Pour se rendre un compte exact de l’état de son esprit à cette date si voisine des derniers jours, il faut lire une sorte de testament philosophique, publié en 1880, et qui porte ce titre mélancolique et grave : Pour la dernière fois. « S’il est des questions disait-il, sur lesquelles quelque occasion s’offre de revenir, il faut bien s’avouer, quand on est entré comme moi dans la quatre-vingtième année, non sans un pénible cortège de désordres pathologiques, il faut s’avouer que l’on y revient pour la dernière fois. Plus tard, l’occasion, ou le temps, ou la volonté manqueront. Les questions dont je parle sont celles sur lesquelles Claudien a douté en beaux vers si

Curarent superi terras an nullus inesset
Rector, et incerto fluerent mortalia casu. »

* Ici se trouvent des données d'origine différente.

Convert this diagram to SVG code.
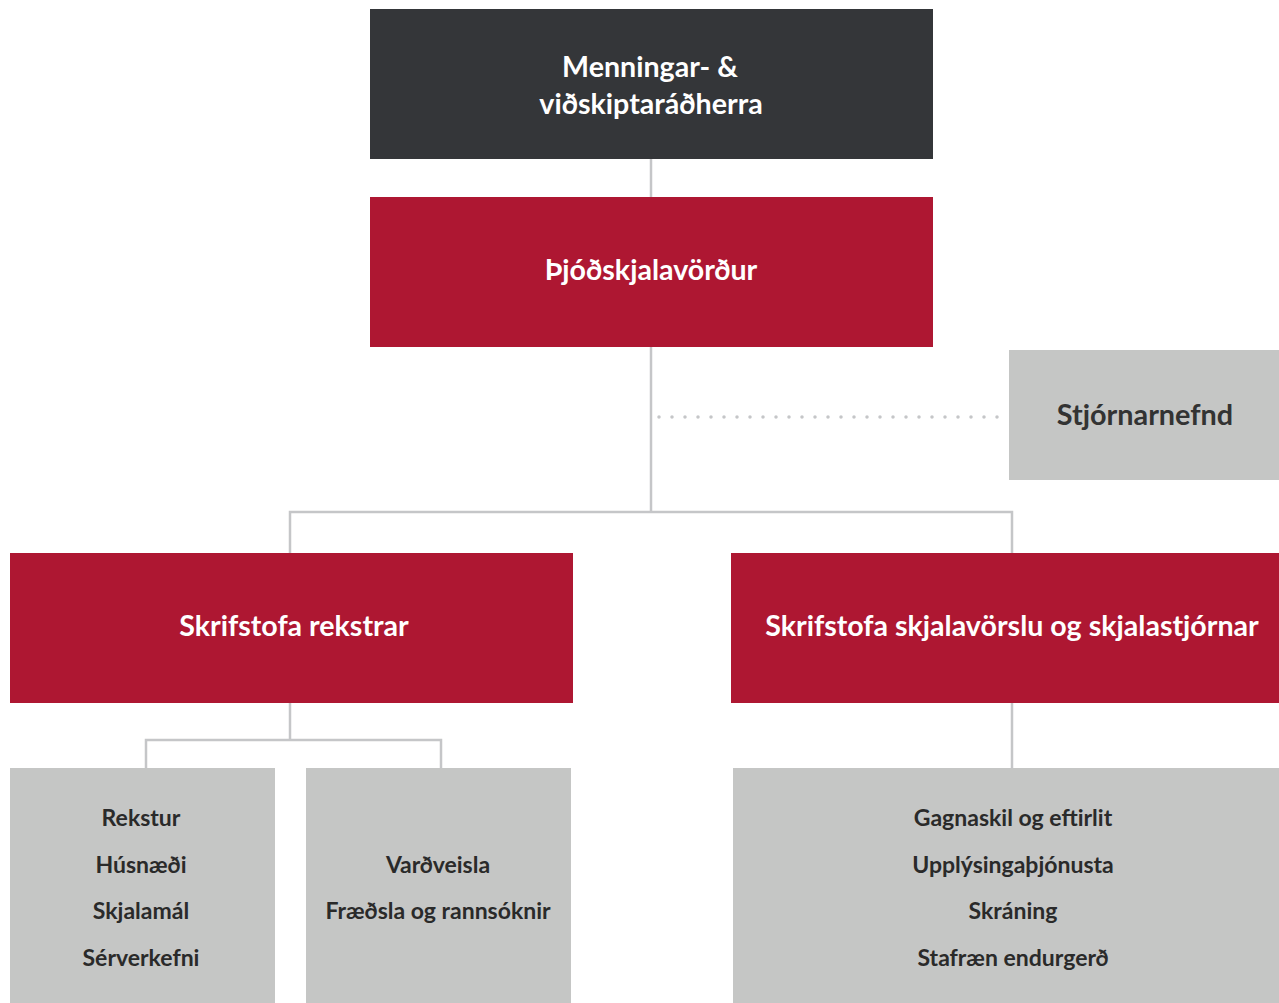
<svg xmlns="http://www.w3.org/2000/svg" width="1279" height="1003" viewBox="0 0 1279 1003">
<style>
.dark{fill:#343639}
.red{fill:#ae1732}
.grey{fill:#c5c6c5}
.t{font-family:Lato,"Open Sans","Liberation Sans",sans-serif;font-weight:700;text-anchor:middle}
.tw{fill:#ffffff;font-size:28.6px}
.tg{fill:#333333;font-size:28.8px}
.ts{fill:#2a2a2a;font-size:23px}
.ln{stroke:#c5c6c8;stroke-width:2.5;fill:none}
.dot{stroke:#c5c6c8;stroke-width:3.5;stroke-linecap:round;stroke-dasharray:0 13;fill:none}
</style>
<rect width="1279" height="1003" fill="#ffffff"/>
<g id="connectors">
<line class="ln" x1="651" y1="159" x2="651" y2="197"/>
<line class="ln" x1="651" y1="347" x2="651" y2="512"/>
<path class="ln" d="M290 553 V512 H1012 V553"/>
<path class="dot" d="M659 417 H1005"/>
<line class="ln" x1="290" y1="703" x2="290" y2="740"/>
<path class="ln" d="M146 768 V740 H441 V768"/>
<line class="ln" x1="1012" y1="703" x2="1012" y2="768"/>
</g>
<g id="minister">
<rect class="dark" x="370" y="9" width="563" height="150"/>
<text class="t tw" x="650" y="77">Menningar- &amp;</text>
<text class="t tw" x="651" y="114">viðskiptaráðherra</text>
</g>
<g id="archivist">
<rect class="red" x="370" y="197" width="563" height="150"/>
<text class="t tw" x="651" y="280">Þjóðskjalavörður</text>
</g>
<g id="board">
<rect class="grey" x="1009" y="350" width="270" height="130"/>
<text class="t tg" x="1145" y="425">Stjórnarnefnd</text>
</g>
<g id="office-operations">
<rect class="red" x="10" y="553" width="563" height="150"/>
<text class="t tw" x="294" y="636">Skrifstofa rekstrar</text>
</g>
<g id="office-records">
<rect class="red" x="731" y="553" width="548" height="150"/>
<text class="t tw" x="1012" y="636">Skrifstofa skjalavörslu og skjalastjórnar</text>
</g>
<g id="ops-list">
<rect class="grey" x="10" y="768" width="265" height="235"/>
<text class="t ts" x="141" y="826">Rekstur</text>
<text class="t ts" x="141" y="873">Húsnæði</text>
<text class="t ts" x="141" y="919">Skjalamál</text>
<text class="t ts" x="141" y="966">Sérverkefni</text>
</g>
<g id="preservation-list">
<rect class="grey" x="306" y="768" width="265" height="235"/>
<text class="t ts" x="438" y="873">Varðveisla</text>
<text class="t ts" x="438" y="919">Fræðsla og rannsóknir</text>
</g>
<g id="records-list">
<rect class="grey" x="733" y="768" width="546" height="235"/>
<text class="t ts" x="1013" y="826">Gagnaskil og eftirlit</text>
<text class="t ts" x="1013" y="873">Upplýsingaþjónusta</text>
<text class="t ts" x="1013" y="919">Skráning</text>
<text class="t ts" x="1013" y="966">Stafræn endurgerð</text>
</g>
</svg>
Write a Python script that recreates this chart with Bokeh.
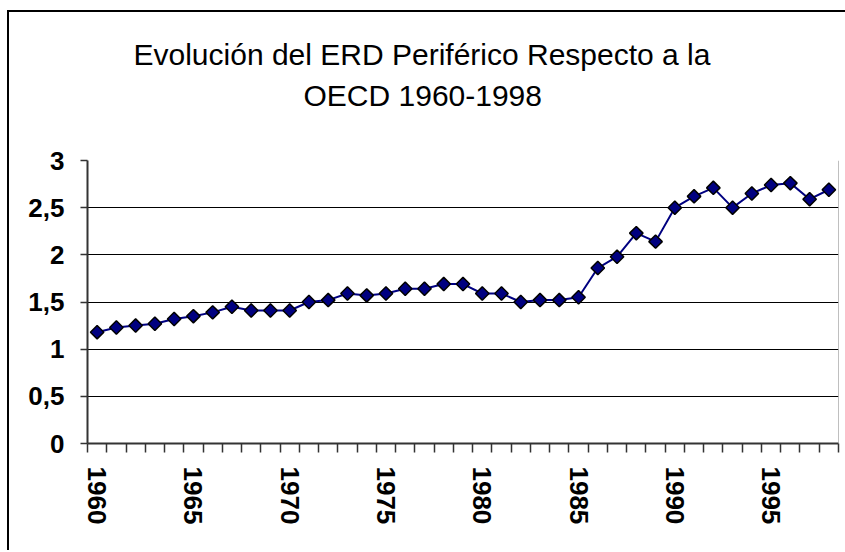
import math
from bokeh.plotting import figure
from bokeh.models import Range1d, FixedTicker, Title, Span
from bokeh.embed import file_html
from bokeh.resources import INLINE

# ---- data ----
years = [1960, 1961, 1962, 1963, 1964, 1965, 1966, 1967, 1968, 1969,
         1970, 1971, 1972, 1973, 1974, 1975, 1976, 1977, 1978, 1979,
         1980, 1981, 1982, 1983, 1984, 1985, 1986, 1987, 1988, 1989,
         1990, 1991, 1992, 1993, 1994, 1995, 1996, 1997, 1998]
ratio = [1.18, 1.23, 1.25, 1.27, 1.32, 1.35, 1.39, 1.45, 1.41, 1.41,
         1.41, 1.50, 1.52, 1.59, 1.57, 1.59, 1.64, 1.64, 1.69, 1.69,
         1.59, 1.59, 1.50, 1.52, 1.52, 1.55, 1.86, 1.98, 2.23, 2.14,
         2.50, 2.62, 2.71, 2.50, 2.65, 2.74, 2.76, 2.59, 2.69]
x_label_years = [1960, 1965, 1970, 1975, 1980, 1985, 1990, 1995]
y_ticks = [0, 0.5, 1, 1.5, 2, 2.5, 3]
y_tick_labels = ["0", "0,5", "1", "1,5", "2", "2,5", "3"]
title_lines = ["Evolución del ERD Periférico Respecto a la", "OECD 1960-1998"]

FONT = "Liberation Sans"
AXIS_COLOR = "#333333"

W, H = 836, 538
x0, x1 = years[0] - 0.5, years[-1] + 0.5
y0, y1 = y_ticks[0], y_ticks[-1]

p = figure(width=W, height=H, output_backend="svg", toolbar_location=None,
           x_range=Range1d(x0, x1), y_range=Range1d(y0, y1),
           min_border_left=78, min_border_right=9,
           min_border_top=148, min_border_bottom=109,
           background_fill_color="white", border_fill_color="white",
           styles={"margin-left": "7px", "margin-top": "10px",
                   "box-sizing": "content-box",
                   "border-left": "2px solid black", "border-top": "2px solid black",
                   "border-right": "0px none", "border-bottom": "0px none",
                   "outline": "none"})
p.title.visible = False
p.outline_line_color = None

# two-line title (spacer first: the first one added sits closest to the frame)
title_style = dict(align="left", text_font=FONT, text_font_size="30px",
                   text_font_style="normal", text_color="black")
p.add_layout(Title(text=" ", standoff=8, **title_style), "above")
p.add_layout(Title(text=title_lines[1], offset=216, standoff=12, **title_style), "above")
p.add_layout(Title(text=title_lines[0], offset=46, standoff=0, **title_style), "above")

# right edge of the plot area
p.add_layout(Span(location=x1, dimension="height", line_color="#808080", line_width=1))

# x axis: category boundaries as minor ticks, labels every 5 years
p.xaxis.ticker = FixedTicker(ticks=x_label_years,
                             minor_ticks=[y - 0.5 for y in years] + [years[-1] + 0.5])
p.xaxis.major_label_orientation = -math.pi / 2
p.xaxis.major_tick_out = 0
p.xaxis.major_tick_in = 0
p.xaxis.minor_tick_out = 9
p.xaxis.minor_tick_in = 0
p.xaxis.minor_tick_line_color = AXIS_COLOR
p.xaxis.minor_tick_line_width = 1.5
p.xaxis.major_label_standoff = 14
p.xgrid.visible = False

# y axis
p.yaxis.ticker = FixedTicker(ticks=y_ticks, minor_ticks=[])
p.yaxis.major_label_overrides = {t: lab for t, lab in zip(y_ticks, y_tick_labels)}
p.yaxis.major_tick_out = 7
p.yaxis.major_tick_in = 0
p.yaxis.major_label_standoff = 16
p.ygrid.ticker = FixedTicker(ticks=y_ticks, minor_ticks=[])
p.ygrid.grid_line_color = "black"
p.ygrid.grid_line_width = 1

for ax in (p.xaxis, p.yaxis):
    ax.axis_line_color = AXIS_COLOR
    ax.axis_line_width = 2
    ax.major_tick_line_color = AXIS_COLOR
    ax.major_tick_line_width = 1.5
    ax.major_label_text_font = FONT
    ax.major_label_text_font_style = "bold"
    ax.major_label_text_font_size = "26px"
    ax.major_label_text_color = "black"

# series
p.line(years, ratio, line_color="#000080", line_width=2)
p.scatter(years, ratio, marker="square", angle=math.pi / 4, size=9.5,
          fill_color="#000080", line_color="black", line_width=1.5)

open("out.html", "w").write(file_html(p, INLINE))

M. Littré rappelle sommairement les crises de sa vie philosophique. Au début, ses croyances étaient celles du déisme : Dieu, l’âme et l’immortalité. Il les avait puisées, sans enseignement dogmatique, dans le milieu qui l’entourait. Lui aussi, il avait eu, comme Jouffroy, dans sa première jeunesse, une nuit fatidique qui lui ravit ses croyances déistes, comme elle enleva à Jouffroy sa foi religieuse. Un soir, dans sa petite chambre, où, sorti du collège, il commençait

  1. Revue de philosophie positive, mai-juin 1880.